La casa de mis abuelos maternos estaba llena de retratos familiares pintados al óleo por mi abuelo Miguel, el artista.
Allí estaba mi abuela, regia como una matriarca, con sus aretes de aguamarina; mi madre, con su peinado abombado, estilo colmena, tan típico de los años 60, y un joven de cejas negras y tupidas y mirada intensa.
No recuerdo cuántos años tenía cuando mi madre me explicó que él era mi tío Raúl, el mismo que mi abuela esperaba cada noche, asomada a la ventana, mientras cantaba boleros. Raúl, el estudiante de biología con un futuro prometedor que salió temprano a la universidad, como hacía todos los días y jamás regresó a casa.
Raúl había sido un niño inquieto y creativo, de inteligencia prodigiosa. En la sala colgaban las réplicas de aviones y barcos de guerra que había fabricado a mano, copiando las fotos de las revistas de mi abuelo con minuciosa precisión.
Sus épicas travesuras, como el día que fundió unos aretes de oro de mi abuela para construir un diminuto cañón cuyas balas perforaron la puerta de la casa, formaban parte de la leyenda familiar.
Cuando desapareció, sin dejar rastro, mi abuelo lo buscó incansablemente en las morgues y hospitales de la Ciudad de México. Llenó las paredes de la universidad de volantes e interrogó a maestros y alumnos pero se topó con un muro de silencio. Finalmente, a través de sus contactos en la policía, fue reconstruyendo los hechos con la paciencia de un detective.
Una de sus profesoras era la connotada Eva Sámano Bishop, esposa del expresidente Adolfo López Mateos y primera dama. Por motivos que nunca dilucidó, sentía antipatía hacia Raúl. Ese día, el la había increpado por una nota en un examen que él consideró injusta. La discusión se acaloró, intervinieron los guardaespaldas de la catedrática y en el altercado, Raúl supuestamente resultó muerto.

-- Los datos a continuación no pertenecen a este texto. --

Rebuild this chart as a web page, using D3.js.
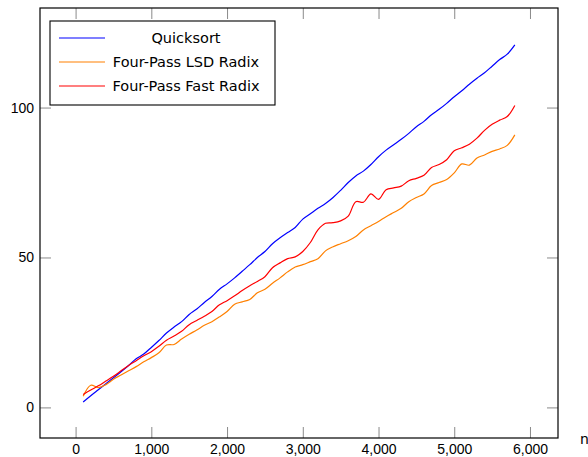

Se desconoce cómo lograron sacar el cadáver de la UNAM ni dónde lo enterraron.
La desaparición de un ser querido es una llaga abierta que nunca sana, una interrogante sin respuesta, porque no hay una tumba donde llevar flores ni un cierre al dolor.
Mi abuela nunca dejó de aferrarse a la posibilidad de que su hijo estuviera vivo y algún día regresara a casa, y por eso lo esperaba por las noches junto a la ventana abierta.
Mi madre, quien tendría unos 15 años cuando Raúl desapareció, me ha contado esta historia no menos de diez veces. Quizás lo ha hecho para que no quede en el olvido y para que un día yo pudiera escribirla y contarle al mundo que Raúl Fernández de Lara vivió, tenía sueños y fue un joven prometedor.